I guess our lamentation of the Sci-Fi series' cancellation was slightly premature, as it appears Flash Gordon will be back - but on the big screen.
Sony Pictures is apparently in a hurry to get their big-screen adaptation of the pulp science-fiction icon on the silver screen after winning a pricey bidding war. So far, writers Matt Sazama and Burk Sharpless and director, Breck Eisner, are attached to the project.
Flash Gordon is the creation of Alex Raymond and has had a sordid multi-media career. Perhaps most popular are the 1930's-era serials and the original, vintage comic strips, which appeared in newspapers. Accordingly, Flash Gordon is said to have been created to compete with established pulp sci-fi, comic strip adventurer, Buck Rogers. Raymond is legendary in the sequential art field for his strides in bringing photorealism to the forefront of the form, an approach later cemented by Neal Adams and others. Photorealism is, of course, now de rigeur for the medium.
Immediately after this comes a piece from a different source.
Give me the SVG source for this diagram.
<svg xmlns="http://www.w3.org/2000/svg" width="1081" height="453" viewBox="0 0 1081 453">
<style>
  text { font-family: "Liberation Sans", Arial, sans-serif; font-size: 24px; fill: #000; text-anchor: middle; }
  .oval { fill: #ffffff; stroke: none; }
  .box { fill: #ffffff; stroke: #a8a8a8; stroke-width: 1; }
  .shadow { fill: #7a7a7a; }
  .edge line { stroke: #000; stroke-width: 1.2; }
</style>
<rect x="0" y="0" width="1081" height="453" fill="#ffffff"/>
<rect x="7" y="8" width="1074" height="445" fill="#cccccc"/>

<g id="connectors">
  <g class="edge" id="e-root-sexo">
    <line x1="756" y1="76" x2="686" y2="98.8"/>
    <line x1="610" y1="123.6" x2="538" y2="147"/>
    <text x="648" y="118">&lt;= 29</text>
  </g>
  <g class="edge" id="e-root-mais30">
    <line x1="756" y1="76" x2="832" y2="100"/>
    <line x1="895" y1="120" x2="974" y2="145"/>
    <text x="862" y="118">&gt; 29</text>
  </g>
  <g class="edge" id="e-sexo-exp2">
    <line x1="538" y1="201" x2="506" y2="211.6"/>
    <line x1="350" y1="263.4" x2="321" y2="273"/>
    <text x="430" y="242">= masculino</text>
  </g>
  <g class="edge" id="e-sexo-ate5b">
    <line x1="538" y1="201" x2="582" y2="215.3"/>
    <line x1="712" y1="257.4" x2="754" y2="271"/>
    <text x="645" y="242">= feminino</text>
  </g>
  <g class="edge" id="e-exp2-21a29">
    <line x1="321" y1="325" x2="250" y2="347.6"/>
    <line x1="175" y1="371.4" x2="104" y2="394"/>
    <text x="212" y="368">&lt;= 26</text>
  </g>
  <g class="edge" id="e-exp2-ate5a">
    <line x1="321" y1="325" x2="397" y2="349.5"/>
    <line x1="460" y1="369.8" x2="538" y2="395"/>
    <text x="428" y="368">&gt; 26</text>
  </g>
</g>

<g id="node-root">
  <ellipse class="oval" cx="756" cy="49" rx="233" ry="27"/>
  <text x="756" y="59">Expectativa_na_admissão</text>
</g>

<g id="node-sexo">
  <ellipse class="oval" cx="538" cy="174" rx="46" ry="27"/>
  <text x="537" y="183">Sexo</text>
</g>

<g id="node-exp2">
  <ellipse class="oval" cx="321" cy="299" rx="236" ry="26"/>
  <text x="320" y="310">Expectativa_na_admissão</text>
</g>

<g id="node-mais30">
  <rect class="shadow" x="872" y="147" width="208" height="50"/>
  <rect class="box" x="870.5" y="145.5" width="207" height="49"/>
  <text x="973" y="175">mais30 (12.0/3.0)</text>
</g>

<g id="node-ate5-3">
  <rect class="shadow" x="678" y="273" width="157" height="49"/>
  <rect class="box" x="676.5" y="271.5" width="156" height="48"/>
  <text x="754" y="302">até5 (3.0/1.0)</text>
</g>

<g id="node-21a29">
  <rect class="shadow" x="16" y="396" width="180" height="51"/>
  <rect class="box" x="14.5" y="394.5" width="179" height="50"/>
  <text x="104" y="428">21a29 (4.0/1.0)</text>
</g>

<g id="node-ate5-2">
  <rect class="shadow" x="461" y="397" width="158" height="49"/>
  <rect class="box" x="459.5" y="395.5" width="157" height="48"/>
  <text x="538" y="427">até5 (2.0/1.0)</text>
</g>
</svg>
Currently, independent master of the sequential art form, Dave Sim, uses the technique - as directly inspired by Raymond and many of his contemporaries - to maximum (and satirical) effect in his Glamourpuss.
© C Harris Lynn, 2008
1 comment:
The Flash Gordon movie has been assigned two writers. It certainly appears things are a go, at this point.
I know it won't happen, but I thought the actor from the short-lived Sci-Fi series made a good Flash and wouldn't mind seeing him in the role.